If Virginia football coach Al Groh ever needs a reference, or even an agent, he should call Virginia Tech basketball coach Seth Greenberg.

At the ACC's basketball media gathering Sunday in Atlanta, Greenberg called Groh's work guiding the Cavaliers from a 1-3 start to first place in the Coastal Division the best coaching job he's seen in his five years in the conference.

Greenberg's remarks were unprompted and knowledgeable. You could tell he's followed the football season, from Virginia's struggles against Southern California, Richmond, Connecticut and Duke, to its four subsequent victories over Maryland, East Carolina, North Carolina and Georgia Tech.

"As a coach," Greenberg said, "the hardest thing to do is get your team back. To get that team back on point, and to get them believing and trusting in one another is a testament to coaching. As a coach, you want to sit down and study them and say, 'What did you do to keep the guys together?' "

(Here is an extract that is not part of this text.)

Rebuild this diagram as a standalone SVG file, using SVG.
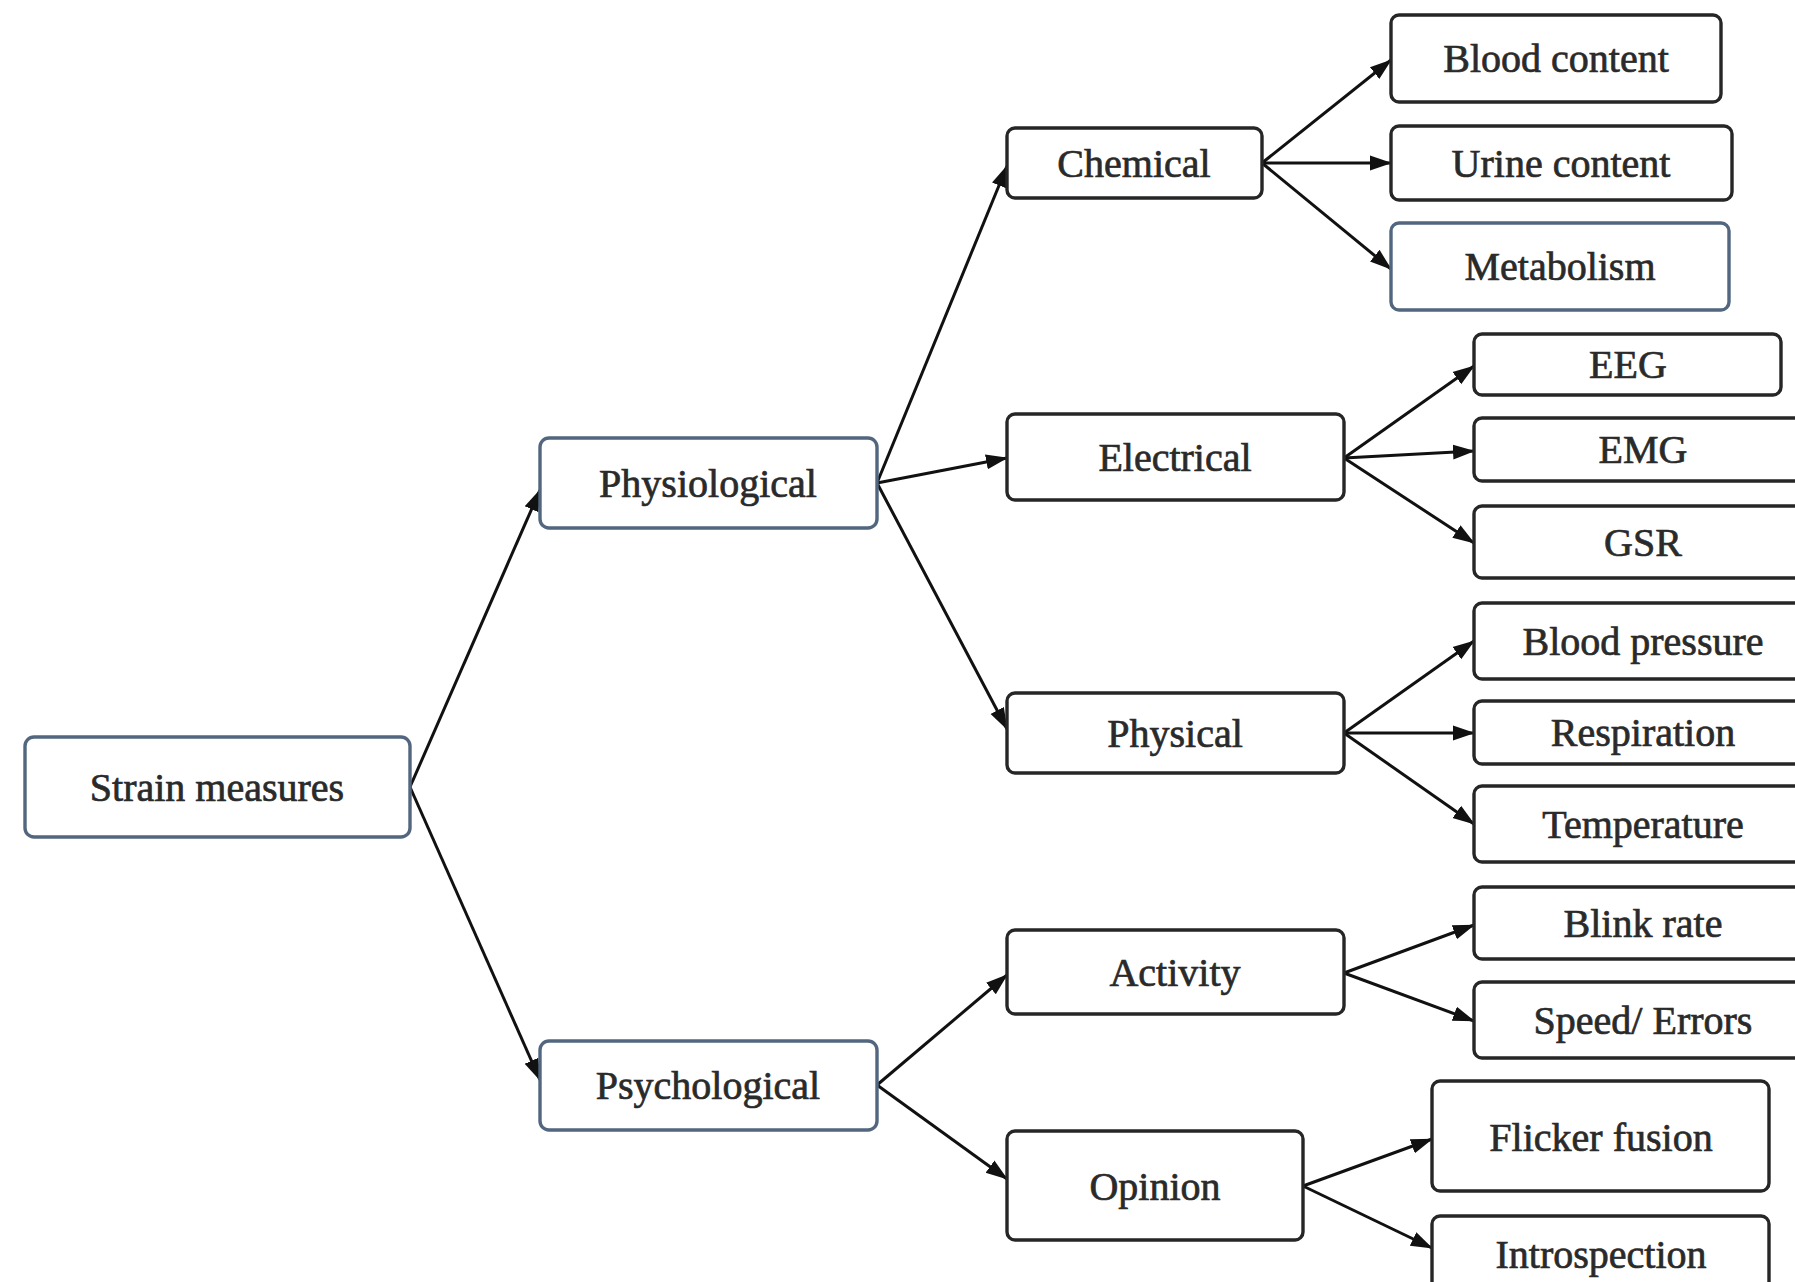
<svg xmlns="http://www.w3.org/2000/svg" width="1795" height="1282" viewBox="0 0 1795 1282">
  <style>
    .box { fill: #ffffff; stroke: #262626; stroke-width: 3.4; }
    .box.blue { stroke: #52677f; }
    .lbl { font-family: "Liberation Serif", "Times New Roman", serif; font-size: 40px; fill: #2a2a2a; stroke: #2a2a2a; stroke-width: 0.7; text-anchor: middle; dominant-baseline: central; }
    .edge { stroke: #111111; stroke-width: 3; fill: none; marker-end: url(#arrow); }
  </style>
  <defs>
    <marker id="arrow" markerUnits="userSpaceOnUse" markerWidth="22" markerHeight="18" refX="21" refY="9" orient="auto">
      <path d="M0,1.5 L22,9 L0,16.5 Z" fill="#111111"/>
    </marker>
  </defs>
  <rect width="1795" height="1282" fill="#ffffff"/>

  <!-- connectors -->
  <g id="connectors">
    <line class="edge" x1="410" y1="787" x2="540" y2="490"/>
    <line class="edge" x1="410" y1="787" x2="540" y2="1080"/>
    <line class="edge" x1="877" y1="483" x2="1007" y2="166"/>
    <line class="edge" x1="877" y1="483" x2="1007" y2="458"/>
    <line class="edge" x1="877" y1="483" x2="1007" y2="729"/>
    <line class="edge" x1="1262" y1="163" x2="1391" y2="60"/>
    <line class="edge" x1="1262" y1="163" x2="1391" y2="163"/>
    <line class="edge" x1="1262" y1="163" x2="1391" y2="269"/>
    <line class="edge" x1="1344" y1="458" x2="1474" y2="366"/>
    <line class="edge" x1="1344" y1="458" x2="1474" y2="451"/>
    <line class="edge" x1="1344" y1="458" x2="1474" y2="543"/>
    <line class="edge" x1="1344" y1="733" x2="1474" y2="641"/>
    <line class="edge" x1="1344" y1="733" x2="1474" y2="733"/>
    <line class="edge" x1="1344" y1="733" x2="1474" y2="824"/>
    <line class="edge" x1="877" y1="1085" x2="1007" y2="975"/>
    <line class="edge" x1="877" y1="1085" x2="1007" y2="1179"/>
    <line class="edge" x1="1344" y1="973" x2="1474" y2="925"/>
    <line class="edge" x1="1344" y1="973" x2="1474" y2="1021"/>
    <line class="edge" x1="1303" y1="1186" x2="1432" y2="1139"/>
    <line class="edge" x1="1303" y1="1186" x2="1432" y2="1248"/>
  </g>

  <!-- root -->
  <g id="strain-measures">
    <rect class="box blue" x="25" y="737" width="385" height="100" rx="9"/>
    <text class="lbl" x="217" y="787">Strain measures</text>
  </g>

  <!-- second level -->
  <g id="physiological">
    <rect class="box blue" x="540" y="438" width="337" height="90" rx="9"/>
    <text class="lbl" x="708" y="483">Physiological</text>
  </g>
  <g id="psychological">
    <rect class="box blue" x="540" y="1041" width="337" height="89" rx="9"/>
    <text class="lbl" x="708" y="1085">Psychological</text>
  </g>

  <!-- third level -->
  <g id="chemical">
    <rect class="box" x="1007" y="128" width="255" height="70" rx="8"/>
    <text class="lbl" x="1134" y="163">Chemical</text>
  </g>
  <g id="electrical">
    <rect class="box" x="1007" y="414" width="337" height="86" rx="8"/>
    <text class="lbl" x="1175" y="457">Electrical</text>
  </g>
  <g id="physical">
    <rect class="box" x="1007" y="693" width="337" height="80" rx="8"/>
    <text class="lbl" x="1175" y="733">Physical</text>
  </g>
  <g id="activity">
    <rect class="box" x="1007" y="930" width="337" height="84" rx="8"/>
    <text class="lbl" x="1175" y="972">Activity</text>
  </g>
  <g id="opinion">
    <rect class="box" x="1007" y="1131" width="296" height="109" rx="8"/>
    <text class="lbl" x="1155" y="1186">Opinion</text>
  </g>

  <!-- leaves -->
  <g id="blood-content">
    <rect class="box" x="1391" y="15" width="330" height="87" rx="8"/>
    <text class="lbl" x="1556" y="58">Blood content</text>
  </g>
  <g id="urine-content">
    <rect class="box" x="1391" y="126" width="341" height="74" rx="8"/>
    <text class="lbl" x="1561" y="163">Urine content</text>
  </g>
  <g id="metabolism">
    <rect class="box blue" x="1391" y="223" width="338" height="87" rx="8"/>
    <text class="lbl" x="1560" y="266">Metabolism</text>
  </g>
  <g id="eeg">
    <rect class="box" x="1474" y="334" width="307" height="61" rx="8"/>
    <text class="lbl" x="1628" y="364">EEG</text>
  </g>
  <g id="emg">
    <rect class="box" x="1474" y="418" width="338" height="63" rx="8"/>
    <text class="lbl" x="1643" y="449">EMG</text>
  </g>
  <g id="gsr">
    <rect class="box" x="1474" y="506" width="338" height="72" rx="8"/>
    <text class="lbl" x="1643" y="542">GSR</text>
  </g>
  <g id="blood-pressure">
    <rect class="box" x="1474" y="603" width="338" height="76" rx="8"/>
    <text class="lbl" x="1643" y="641">Blood pressure</text>
  </g>
  <g id="respiration">
    <rect class="box" x="1474" y="701" width="338" height="63" rx="8"/>
    <text class="lbl" x="1643" y="732">Respiration</text>
  </g>
  <g id="temperature">
    <rect class="box" x="1474" y="786" width="338" height="76" rx="8"/>
    <text class="lbl" x="1643" y="824">Temperature</text>
  </g>
  <g id="blink-rate">
    <rect class="box" x="1474" y="887" width="338" height="72" rx="8"/>
    <text class="lbl" x="1643" y="923">Blink rate</text>
  </g>
  <g id="speed-errors">
    <rect class="box" x="1474" y="982" width="338" height="76" rx="8"/>
    <text class="lbl" x="1643" y="1020">Speed/ Errors</text>
  </g>
  <g id="flicker-fusion">
    <rect class="box" x="1432" y="1081" width="337" height="110" rx="8"/>
    <text class="lbl" x="1601" y="1137">Flicker fusion</text>
  </g>
  <g id="introspection">
    <rect class="box" x="1432" y="1216" width="337" height="82" rx="8"/>
    <text class="lbl" x="1601" y="1254">Introspection</text>
  </g>
</svg>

Some other leftovers from Sunday's basketball interviews:

Virginia coach Dave Leitao suggested his Cavaliers will take advantage of their new-found depth and gamble more defensively.

"For three years we played defense by the book, conservatively, like a baseball manager," said Leitao, entering his fourth season at U.Va. "We went by the percentages."

Clemson coach Oliver Purnell said of sophomore guard Terrence Oglesby, "It would not surprise me at all if at the end of the day he's the career scoring leader at Clemson."

Oglesby averaged 10.2 points last season and displayed outrageous shooting range, making 40.3 percent of his 3-point attempts.

Purnell admitted he had no idea who Clemson's top career scorer is, or how many points he totaled. When we looked it up in the Tigers' media guide, we found it was Elden Campbell with 1,880.

Oglesby scored 356 last season. Given a conservative estimate of 30 games a year, he would need to average 17 points a game for the next three seasons to surpass Campbell.